La campagne du Middle West sous la neige. Jacob, surnommé Coby, 23 ans, mène une existence simple entre son attentionnée compagne Sara, son travail aux urgences, ses deux chiens, le bois à rentrer et les poules à nourrir. Coby est massif, solide, plutôt beau garçon. Le vertige s’invite dans cette image d’une vie américaine banale quand on apprend que Coby s’appelait tout récemment Suzanna et que c’est la disparition de sa demi-sœur que le réalisateur Christian Sonderegger filme de si près : Coby est en train de changer de sexe pour devenir définitivement son frère.
Construit à la manière d’une mosaïque, ce documentaire croise la vie quotidienne de Coby, des photos de famille, des vidéos du blog que le jeune homme tient depuis son adolescence et des entretiens menés avec ses parents et son second frère. Nous assistons peu à peu à la transformation physique et émotionnelle d’une Suzanna qui s’efface au profit de Coby, à une nouvelle naissance qui, si elle ne comporte aucun doute, n’est pas exempte d’inquiétudes et d’une sensation de perte définitive.
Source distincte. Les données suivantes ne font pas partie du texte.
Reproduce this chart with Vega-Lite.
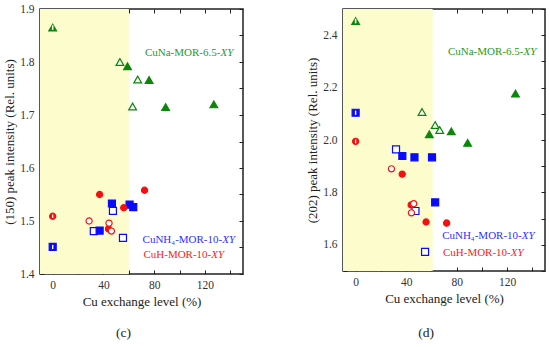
{
  "$schema": "https://vega.github.io/schema/vega-lite/v6.json",
  "padding": {"left": 2, "top": 2, "right": 5, "bottom": 0},
  "spacing": 60,
  "config": {
    "view": {"stroke": "#222", "strokeWidth": 1.5},
    "font": "Liberation Serif",
    "axis": {"labelFont": "Liberation Serif", "titleFont": "Liberation Serif", "labelFontSize": 11.5, "titleFontSize": 13, "titleFontWeight": "normal", "labelColor": "#333", "titleColor": "#222", "domain": false, "tickColor": "#222", "tickWidth": 1, "grid": false}
  },
  "datasets": {
    "pts": [
      {"panel": "c", "series": "CuNa", "kind": "half", "x": 0, "y": 1.865},
      {"panel": "c", "series": "CuNa", "kind": "open", "x": 53, "y": 1.800},
      {"panel": "c", "series": "CuNa", "kind": "filled", "x": 59, "y": 1.792},
      {"panel": "c", "series": "CuNa", "kind": "open", "x": 67, "y": 1.767},
      {"panel": "c", "series": "CuNa", "kind": "filled", "x": 76, "y": 1.766},
      {"panel": "c", "series": "CuNa", "kind": "open", "x": 63, "y": 1.716},
      {"panel": "c", "series": "CuNa", "kind": "filled", "x": 89, "y": 1.715},
      {"panel": "c", "series": "CuNa", "kind": "filled", "x": 127, "y": 1.720},
      {"panel": "c", "series": "CuNH4", "kind": "half", "x": 0, "y": 1.451},
      {"panel": "c", "series": "CuNH4", "kind": "open", "x": 32.4, "y": 1.481},
      {"panel": "c", "series": "CuNH4", "kind": "filled", "x": 37, "y": 1.482},
      {"panel": "c", "series": "CuNH4", "kind": "filled", "x": 46.7, "y": 1.533},
      {"panel": "c", "series": "CuNH4", "kind": "open", "x": 47.5, "y": 1.519},
      {"panel": "c", "series": "CuNH4", "kind": "open", "x": 55.4, "y": 1.468},
      {"panel": "c", "series": "CuNH4", "kind": "filled", "x": 60.6, "y": 1.531},
      {"panel": "c", "series": "CuNH4", "kind": "filled", "x": 63.5, "y": 1.526},
      {"panel": "c", "series": "CuH", "kind": "half", "x": 0, "y": 1.509},
      {"panel": "c", "series": "CuH", "kind": "open", "x": 28.7, "y": 1.500},
      {"panel": "c", "series": "CuH", "kind": "filled", "x": 37, "y": 1.550},
      {"panel": "c", "series": "CuH", "kind": "filled", "x": 44, "y": 1.485},
      {"panel": "c", "series": "CuH", "kind": "open", "x": 44.4, "y": 1.496},
      {"panel": "c", "series": "CuH", "kind": "open", "x": 46.3, "y": 1.481},
      {"panel": "c", "series": "CuH", "kind": "filled", "x": 56, "y": 1.525},
      {"panel": "c", "series": "CuH", "kind": "filled", "x": 72.4, "y": 1.558},
      {"panel": "d", "series": "CuNa", "kind": "half", "x": 0, "y": 2.454},
      {"panel": "d", "series": "CuNa", "kind": "open", "x": 52.6, "y": 2.107},
      {"panel": "d", "series": "CuNa", "kind": "filled", "x": 58.4, "y": 2.022},
      {"panel": "d", "series": "CuNa", "kind": "open", "x": 63, "y": 2.057},
      {"panel": "d", "series": "CuNa", "kind": "open", "x": 66.6, "y": 2.038},
      {"panel": "d", "series": "CuNa", "kind": "filled", "x": 75.8, "y": 2.033},
      {"panel": "d", "series": "CuNa", "kind": "filled", "x": 88.7, "y": 1.989},
      {"panel": "d", "series": "CuNa", "kind": "filled", "x": 126.6, "y": 2.177},
      {"panel": "d", "series": "CuNH4", "kind": "half", "x": 0, "y": 2.104},
      {"panel": "d", "series": "CuNH4", "kind": "open", "x": 32, "y": 1.964},
      {"panel": "d", "series": "CuNH4", "kind": "filled", "x": 37, "y": 1.939},
      {"panel": "d", "series": "CuNH4", "kind": "filled", "x": 46.6, "y": 1.934},
      {"panel": "d", "series": "CuNH4", "kind": "filled", "x": 60.5, "y": 1.934},
      {"panel": "d", "series": "CuNH4", "kind": "open", "x": 47.4, "y": 1.729},
      {"panel": "d", "series": "CuNH4", "kind": "filled", "x": 63, "y": 1.762},
      {"panel": "d", "series": "CuNH4", "kind": "open", "x": 55, "y": 1.573},
      {"panel": "d", "series": "CuH", "kind": "half", "x": 0, "y": 1.995},
      {"panel": "d", "series": "CuH", "kind": "open", "x": 28.4, "y": 1.890},
      {"panel": "d", "series": "CuH", "kind": "filled", "x": 36.9, "y": 1.870},
      {"panel": "d", "series": "CuH", "kind": "filled", "x": 44, "y": 1.752},
      {"panel": "d", "series": "CuH", "kind": "open", "x": 46, "y": 1.757},
      {"panel": "d", "series": "CuH", "kind": "open", "x": 44.2, "y": 1.722},
      {"panel": "d", "series": "CuH", "kind": "filled", "x": 55.8, "y": 1.687},
      {"panel": "d", "series": "CuH", "kind": "filled", "x": 72.1, "y": 1.683}
    ],
    "labs": [
      {"panel": "c", "series": "CuNa", "x": 132.2, "y": 1.8175, "main": "CuNa-MOR-6.5-", "ital": "XY"},
      {"panel": "c", "series": "CuNH4", "x": 133.6, "y": 1.4636, "main": "CuNH₄-MOR-10-", "ital": "XY"},
      {"panel": "c", "series": "CuH", "x": 125, "y": 1.4353, "main": "CuH-MOR-10-", "ital": "XY"},
      {"panel": "d", "series": "CuNa", "x": 132.9, "y": 2.334, "main": "CuNa-MOR-6.5-", "ital": "XY"},
      {"panel": "d", "series": "CuNH4", "x": 131.6, "y": 1.633, "main": "CuNH₄-MOR-10-", "ital": "XY"},
      {"panel": "d", "series": "CuH", "x": 122.9, "y": 1.569, "main": "CuH-MOR-10-", "ital": "XY"}
    ],
    "shade": [
      {"panel": "c", "x0": -10, "x1": 60},
      {"panel": "d", "x0": -10, "x1": 61}
    ]
  },
  "hconcat": [
    {
      "width": 203,
      "height": 265,
      "title": {"text": "(c)", "orient": "bottom", "frame": "bounds", "anchor": "middle", "fontSize": 13.5, "fontWeight": "normal", "font": "Liberation Serif", "color": "#222", "offset": 17},
      "resolve": {"axis": {"x": "independent", "y": "independent"}},
      "layer": [
        {
          "data": {"name": "shade"},
          "transform": [{"filter": "datum.panel === 'c'"}],
          "mark": {"type": "rect", "color": "#fdfccc"},
          "encoding": {
            "x": {"field": "x0", "type": "quantitative", "scale": {"domain": [-10, 150], "nice": false, "zero": false}, "axis": null},
            "x2": {"field": "x1"}
          }
        },
        {
          "data": {"name": "pts"},
          "transform": [{"filter": "datum.panel === 'c'"}],
          "mark": {"type": "point", "filled": false, "strokeWidth": 1.2, "opacity": 1},
          "encoding": {
            "x": {"field": "x", "type": "quantitative", "scale": {"domain": [-10, 150], "nice": false, "zero": false},
              "axis": {"orient": "bottom", "values": [0, 20, 40, 60, 80, 100, 120, 140], "labelExpr": "datum.value % 40 === 0 ? datum.label : ''", "tickSize": -4, "labelPadding": 9, "title": "Cu exchange level (%)", "titlePadding": 5}},
            "y": {"field": "y", "type": "quantitative", "scale": {"domain": [1.4, 1.9], "nice": false, "zero": false},
              "axis": {"orient": "left", "values": [1.4, 1.45, 1.5, 1.55, 1.6, 1.65, 1.7, 1.75, 1.8, 1.85, 1.9], "labelExpr": "abs(datum.value * 10 - round(datum.value * 10)) < 0.01 ? format(datum.value, '.1f') : ''", "tickSize": -4, "labelPadding": 10, "title": "(150) peak intensity (Rel. units)", "titlePadding": 3}},
            "shape": {"field": "series", "type": "nominal", "scale": {"domain": ["CuNa", "CuNH4", "CuH"], "range": ["triangle-up", "square", "circle"]}, "legend": null},
            "size": {"field": "series", "type": "nominal", "scale": {"domain": ["CuNa", "CuNH4", "CuH"], "range": [60, 38, 44]}, "legend": null},
            "stroke": {"field": "series", "type": "nominal", "scale": {"domain": ["CuNa", "CuNH4", "CuH"], "range": ["#0a870a", "#0a0aff", "#f51010"]}, "legend": null},
            "fill": {"condition": {"test": "datum.kind === 'open'", "value": "#ffffff"}, "field": "series", "type": "nominal", "scale": {"domain": ["CuNa", "CuNH4", "CuH"], "range": ["#0a870a", "#0a0aff", "#f51010"]}, "legend": null}
          }
        },
        {
          "data": {"name": "pts"},
          "transform": [{"filter": "datum.panel === 'c' && datum.kind === 'half'"}],
          "mark": {"type": "point", "filled": true, "color": "#ffffff", "opacity": 1, "shape": "M-0.2,-0.6H0.2V0.6H-0.2Z"},
          "encoding": {
            "x": {"field": "x", "type": "quantitative", "axis": null},
            "y": {"field": "y", "type": "quantitative", "axis": null},
            "size": {"field": "series", "type": "nominal", "legend": null}
          }
        },
        {
          "data": {"name": "labs"},
          "transform": [{"filter": "datum.panel === 'c'"}],
          "mark": {"type": "text", "align": "right", "baseline": "middle", "fontSize": 11, "font": "Liberation Serif"},
          "encoding": {
            "x": {"field": "x", "type": "quantitative", "axis": null},
            "y": {"field": "y", "type": "quantitative", "axis": null},
            "text": {"field": "main"},
            "color": {"field": "series", "type": "nominal", "scale": {"domain": ["CuNa", "CuNH4", "CuH"], "range": ["#1f9a1f", "#3030ff", "#ff2020"]}, "legend": null}
          }
        },
        {
          "data": {"name": "labs"},
          "transform": [{"filter": "datum.panel === 'c'"}],
          "mark": {"type": "text", "align": "left", "baseline": "middle", "fontSize": 11, "font": "Liberation Serif", "fontStyle": "italic"},
          "encoding": {
            "x": {"field": "x", "type": "quantitative", "axis": null},
            "y": {"field": "y", "type": "quantitative", "axis": null},
            "text": {"field": "ital"},
            "color": {"field": "series", "type": "nominal", "legend": null}
          }
        },
        {
          "data": {"name": "pts"},
          "transform": [{"filter": "datum.panel === 'c'"}],
          "mark": {"type": "point", "opacity": 0},
          "encoding": {
            "x": {"field": "x", "type": "quantitative", "axis": {"orient": "top", "values": [0, 20, 40, 60, 80, 100, 120, 140], "labels": false, "tickSize": -4, "title": null}},
            "y": {"field": "y", "type": "quantitative", "axis": {"orient": "right", "values": [1.4, 1.45, 1.5, 1.55, 1.6, 1.65, 1.7, 1.75, 1.8, 1.85, 1.9], "labels": false, "tickSize": -4, "title": null}}
          }
        }
      ]
    },
    {
      "width": 202,
      "height": 262,
      "title": {"text": "(d)", "orient": "bottom", "frame": "bounds", "anchor": "middle", "fontSize": 13.5, "fontWeight": "normal", "font": "Liberation Serif", "color": "#222", "offset": 20},
      "resolve": {"axis": {"x": "independent", "y": "independent"}},
      "layer": [
        {
          "data": {"name": "shade"},
          "transform": [{"filter": "datum.panel === 'd'"}],
          "mark": {"type": "rect", "color": "#fdfccc"},
          "encoding": {
            "x": {"field": "x0", "type": "quantitative", "scale": {"domain": [-10, 150], "nice": false, "zero": false}, "axis": null},
            "x2": {"field": "x1"}
          }
        },
        {
          "data": {"name": "pts"},
          "transform": [{"filter": "datum.panel === 'd'"}],
          "mark": {"type": "point", "filled": false, "strokeWidth": 1.2, "opacity": 1},
          "encoding": {
            "x": {"field": "x", "type": "quantitative", "scale": {"domain": [-10, 150], "nice": false, "zero": false},
              "axis": {"orient": "bottom", "values": [0, 20, 40, 60, 80, 100, 120, 140], "labelExpr": "datum.value % 40 === 0 ? datum.label : ''", "tickSize": -4, "labelPadding": 9, "title": "Cu exchange level (%)", "titlePadding": 5}},
            "y": {"field": "y", "type": "quantitative", "scale": {"domain": [1.5, 2.5], "nice": false, "zero": false},
              "axis": {"orient": "left", "values": [1.5, 1.6, 1.7, 1.8, 1.9, 2.0, 2.1, 2.2, 2.3, 2.4, 2.5], "labelExpr": "round(datum.value * 10) % 2 === 0 && datum.value > 1.55 && datum.value < 2.45 ? format(datum.value, '.1f') : ''", "tickSize": -4, "labelPadding": 10, "title": "(202) peak intensity (Rel. units)", "titlePadding": 3}},
            "shape": {"field": "series", "type": "nominal", "scale": {"domain": ["CuNa", "CuNH4", "CuH"], "range": ["triangle-up", "square", "circle"]}, "legend": null},
            "size": {"field": "series", "type": "nominal", "scale": {"domain": ["CuNa", "CuNH4", "CuH"], "range": [60, 38, 44]}, "legend": null},
            "stroke": {"field": "series", "type": "nominal", "scale": {"domain": ["CuNa", "CuNH4", "CuH"], "range": ["#0a870a", "#0a0aff", "#f51010"]}, "legend": null},
            "fill": {"condition": {"test": "datum.kind === 'open'", "value": "#ffffff"}, "field": "series", "type": "nominal", "scale": {"domain": ["CuNa", "CuNH4", "CuH"], "range": ["#0a870a", "#0a0aff", "#f51010"]}, "legend": null}
          }
        },
        {
          "data": {"name": "pts"},
          "transform": [{"filter": "datum.panel === 'd' && datum.kind === 'half'"}],
          "mark": {"type": "point", "filled": true, "color": "#ffffff", "opacity": 1, "shape": "M-0.2,-0.6H0.2V0.6H-0.2Z"},
          "encoding": {
            "x": {"field": "x", "type": "quantitative", "axis": null},
            "y": {"field": "y", "type": "quantitative", "axis": null},
            "size": {"field": "series", "type": "nominal", "legend": null}
          }
        },
        {
          "data": {"name": "labs"},
          "transform": [{"filter": "datum.panel === 'd'"}],
          "mark": {"type": "text", "align": "right", "baseline": "middle", "fontSize": 11, "font": "Liberation Serif"},
          "encoding": {
            "x": {"field": "x", "type": "quantitative", "axis": null},
            "y": {"field": "y", "type": "quantitative", "axis": null},
            "text": {"field": "main"},
            "color": {"field": "series", "type": "nominal", "scale": {"domain": ["CuNa", "CuNH4", "CuH"], "range": ["#1f9a1f", "#3030ff", "#ff2020"]}, "legend": null}
          }
        },
        {
          "data": {"name": "labs"},
          "transform": [{"filter": "datum.panel === 'd'"}],
          "mark": {"type": "text", "align": "left", "baseline": "middle", "fontSize": 11, "font": "Liberation Serif", "fontStyle": "italic"},
          "encoding": {
            "x": {"field": "x", "type": "quantitative", "axis": null},
            "y": {"field": "y", "type": "quantitative", "axis": null},
            "text": {"field": "ital"},
            "color": {"field": "series", "type": "nominal", "legend": null}
          }
        },
        {
          "data": {"name": "pts"},
          "transform": [{"filter": "datum.panel === 'd'"}],
          "mark": {"type": "point", "opacity": 0},
          "encoding": {
            "x": {"field": "x", "type": "quantitative", "axis": {"orient": "top", "values": [0, 20, 40, 60, 80, 100, 120, 140], "labels": false, "tickSize": -4, "title": null}},
            "y": {"field": "y", "type": "quantitative", "axis": {"orient": "right", "values": [1.5, 1.6, 1.7, 1.8, 1.9, 2.0, 2.1, 2.2, 2.3, 2.4, 2.5], "labels": false, "tickSize": -4, "title": null}}
          }
        }
      ]
    }
  ]
}
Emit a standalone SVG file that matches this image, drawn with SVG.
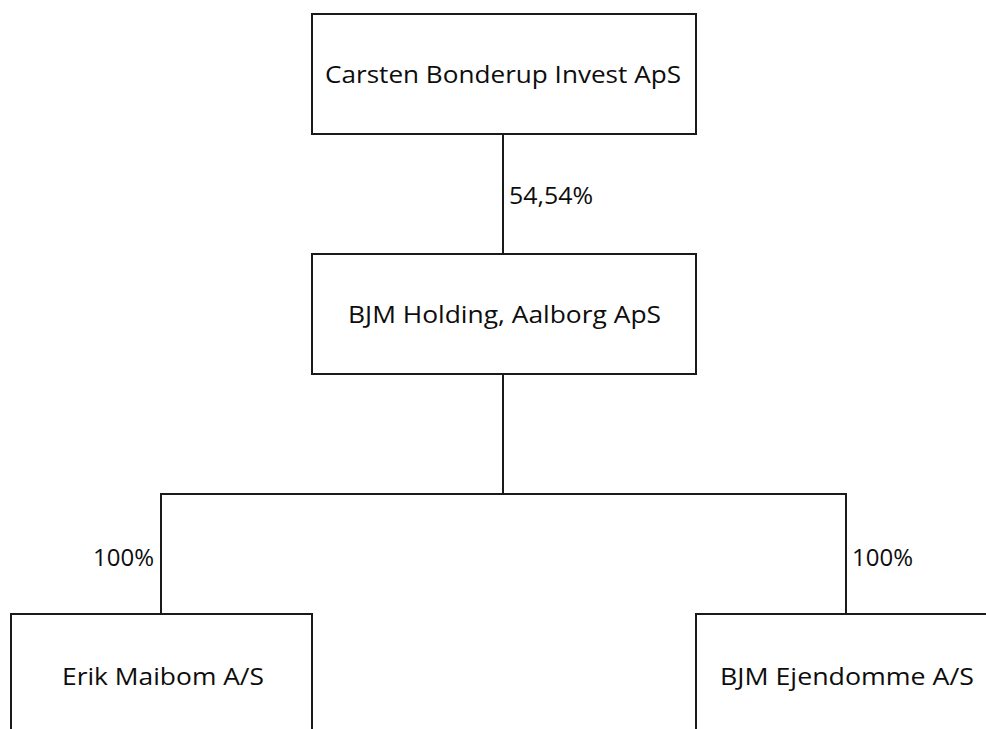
<svg xmlns="http://www.w3.org/2000/svg" width="986" height="729" viewBox="0 0 986 729">
<style>
.box{fill:#ffffff;stroke:#1a1a1a;stroke-width:2}
.ln{fill:none;stroke:#1a1a1a;stroke-width:2}
text{font-family:"Open Sans","Noto Sans",sans-serif;font-size:23px;fill:#0d0d0d}
</style>
<rect width="986" height="729" fill="#ffffff"/>
<g id="connectors">
<line class="ln" x1="503" y1="134" x2="503" y2="254"/>
<polyline class="ln" points="503,374 503,494 161,494 161,614"/>
<polyline class="ln" points="503,494 846,494 846,614"/>
<text x="509" y="204" textLength="84" lengthAdjust="spacingAndGlyphs">54,54%</text>
<text x="93" y="566" textLength="61" lengthAdjust="spacingAndGlyphs">100%</text>
<text x="852" y="566" textLength="61" lengthAdjust="spacingAndGlyphs">100%</text>
</g>
<g id="n1">
<rect class="box" x="312" y="14" width="384" height="120"/>
<text x="325" y="83" textLength="356" lengthAdjust="spacingAndGlyphs">Carsten Bonderup Invest ApS</text>
</g>
<g id="n2">
<rect class="box" x="312" y="254" width="384" height="120"/>
<text x="348" y="323" textLength="313" lengthAdjust="spacingAndGlyphs">BJM Holding, Aalborg ApS</text>
</g>
<g id="n3">
<rect class="box" x="11" y="614" width="301" height="130"/>
<text x="62" y="685" textLength="202" lengthAdjust="spacingAndGlyphs">Erik Maibom A/S</text>
</g>
<g id="n4">
<rect class="box" x="696" y="614" width="300" height="130"/>
<text x="720" y="685" textLength="254" lengthAdjust="spacingAndGlyphs">BJM Ejendomme A/S</text>
</g>
</svg>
D’autant que Coby n’est pas seul : si sa famille, son amoureuse et même ses collègues de travail l’accompagnent et le soutiennent avec tendresse et une immense ouverture de pensée, ils doivent aussi s’adapter au fil des mutations, entre joie de le voir s’accomplir, deuil du passé et nouvelle place de chacun à inventer. « J’ai trois fils, mais je n’ai plus ma fille », confie la mère. « Il faut que de nouveaux souvenirs avec mon fils remplacent les anciens avec ma fille », explique le père. « Je n’ai plus de problème pour dire “il“, mais cela ne s’est pas fait tout seul après tant d’années. Maintenant, c’est mon frère, tout simplement », affirme sereinement son frère. Quant à ses propres témoignages que Coby a filmés lui-même pour les lancer au monde au travers de YouTube, ils sont l’expression directe de l’intimité de ses victoires et de ses questionnements sur ce qu’est l’identité. Il affronte avec courage et obstination les épreuves des injections de testostérone et des opérations chirurgicales, l’inconnu tant désiré s’ouvrant à lui quand il observe avec émerveillement son visage dans son miroir au moment de se raser ou que ces poils qui poussent sur ses mains le dégoûtent un peu. Car s’il est sûr qu’il est un homme, il n’a pas oublié qu’il fut une femme.
Coby est un film d’une grande bienveillance sur la métamorphose d’une personne attachante qui recherche ici autant la vérité de son corps que celle de son être. Et ce qui les unit pour en faire le plus profond de ce qu’il est.